Era stato lui stesso ad accusarsi involontariamente durante il processo principale. Quando venne chiamato a testimoniare contro i colleghi delle volanti imputati di omicidio colposo. Al giudice, cercando di spiegare perché la telefonata tra lui e Marcello Bulgarelli (condannato a 10 mesi per omissione di atti d’ufficio e favoreggiamento e prosciolto invece per il reato falsa testimonianza) si interrompesse bruscamente, disse quella parola: “stacca, avrò detto stacca”.

E invece pei il tribunale collegiale di Ferrara, composto dal presidente Matellini con a latere i giudici Rizzieri e Attinà, Luca Casoni quella parola non l’ha mai pronunciata. Dopo un’ora di camera di consiglio dall’aula B arriva la pronuncia: l’ex capo turno delle volanti è stato assolto dall’accusa di falsa testimonianza “perché il fatto non sussiste” e assolto dalle accuse di favoreggiamento e omissione d’atti ufficio “perché il fatto non costituisce reato”.

Si conclude così il primo grado del processo Aldrovandi bis. In sede di discussione il pm Proto aveva chiesto la condanna a un anno e mezzo. Una condanna motivata dal fatto che Casoni avrebbe cercato di proteggere i colleghi “i quali, vista la morte violenta di Federico, sarebbero stati sicuramente oggetto di indagine”. Il fatto è circoscritto alla telefonate tra Casoni e Bulgarelli delle 6.30.02, “che secondo i tabulati Telecom dura 78 secondi, di cui appena 28 vengono registrati”. Questo perché, secondo l’accusa, “Casoni avrebbe detto al collega di interrompere la registrazione, perché non rimanesse traccia della conversazione (nella quale i due poliziotti si raccontavano cos’era successo)”.

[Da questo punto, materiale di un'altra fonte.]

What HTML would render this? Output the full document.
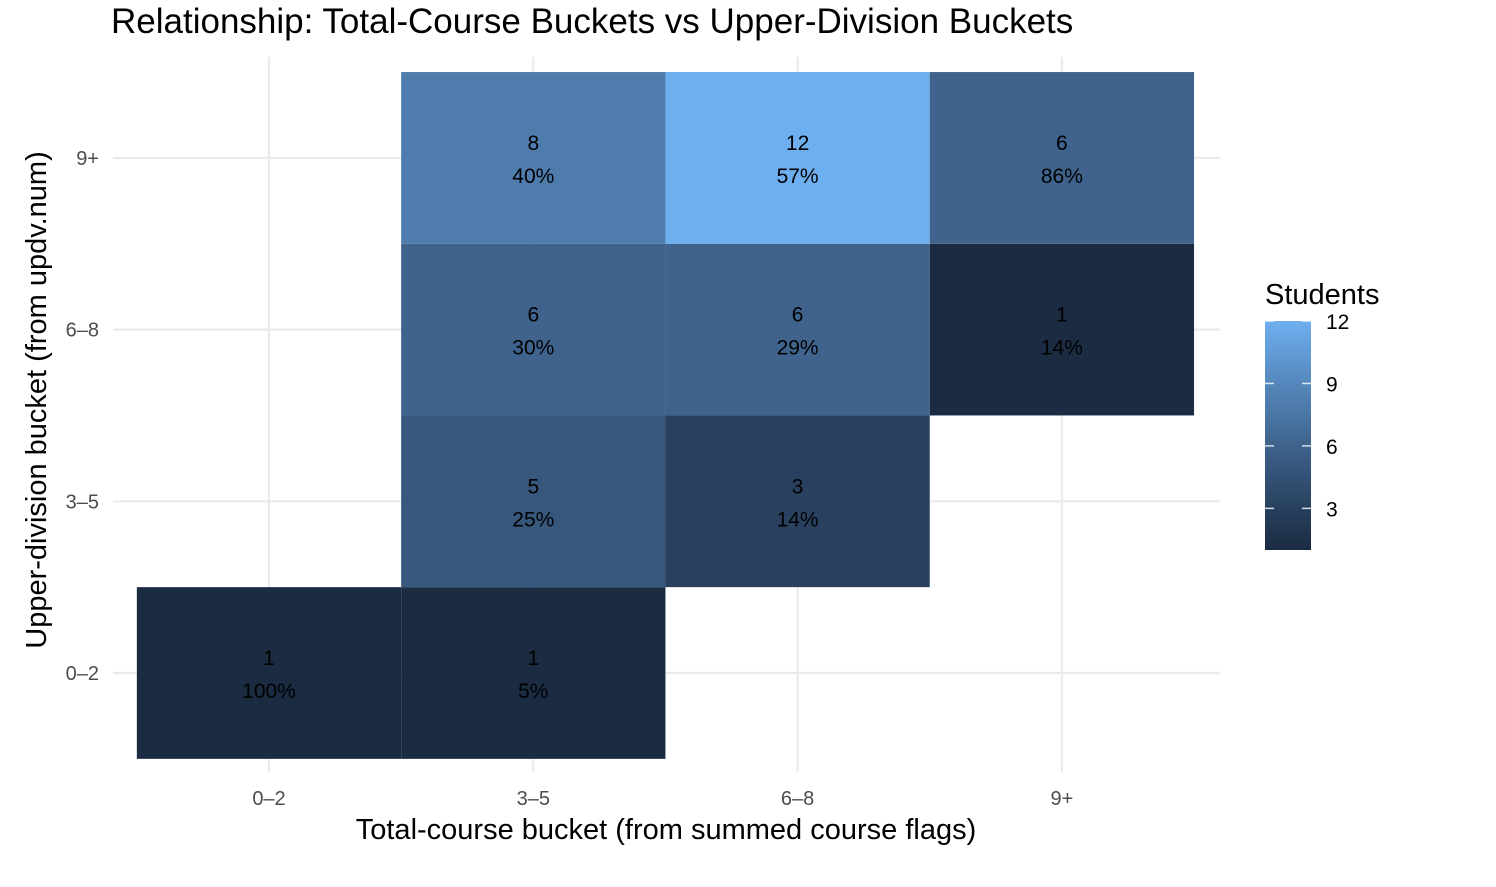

Tutto il contrario secondo l’avvocato Alberto Bova, che in sede di arringa difensiva ricorda che “non solo non è stato detto ‘stacca’, ma non è nemmeno mai avvenuto l’intervento manuale di interruzione della chiamata. E questo – sottolinea – è un dato già acquisito nel precedente processo: la registrazione partiva in automatico e in maniera casuale su una delle due linee della questura”. Per Bova l’errore è di fondo: “la registrazione telefonica che dura 23 secondi è un’altra, quella delle 6.32”. 

“Se poi voleva coprire gli amici – aggiunge l’avvocato – vi pare che in pochi minuti potesse capire quello che un processo di quattro anni (quello principale, ndr) è riuscito a fare grazie a un colpo di scena finale (la consulenza Thiene, ndr), ossia quale fosse la causa della morte del ragazzo?”.

Dopo un’ora arriva il verdetto, con l’assoluzione che per Bova “dimostra la serietà del sistema giudiziario italiano; con i giudici che non si sono lasciati condizionare dalla sentenza precedente”. “Di questo pronuncia  – continua -, devono essere soddisfatti non solo Casoni, ma tutti i cittadini. Una pronuncia, va detto, che nulla toglie e nulla aggiunge ovviamente al processo principale per omicidio colposo”.

Ad ascoltare la sentenza c’era anche la madre di Federico, Patrizia Moretti, come semplice spettatrice e non più come parte civile. “Ritengo che comunque – riferisce visibilmente amareggiata -, essendo stato il primo dei funzionari recatosi sul posto, ha avuto una parte ativa nella gestione dei modi e dei tempi di quella mattina. Lui c’era”.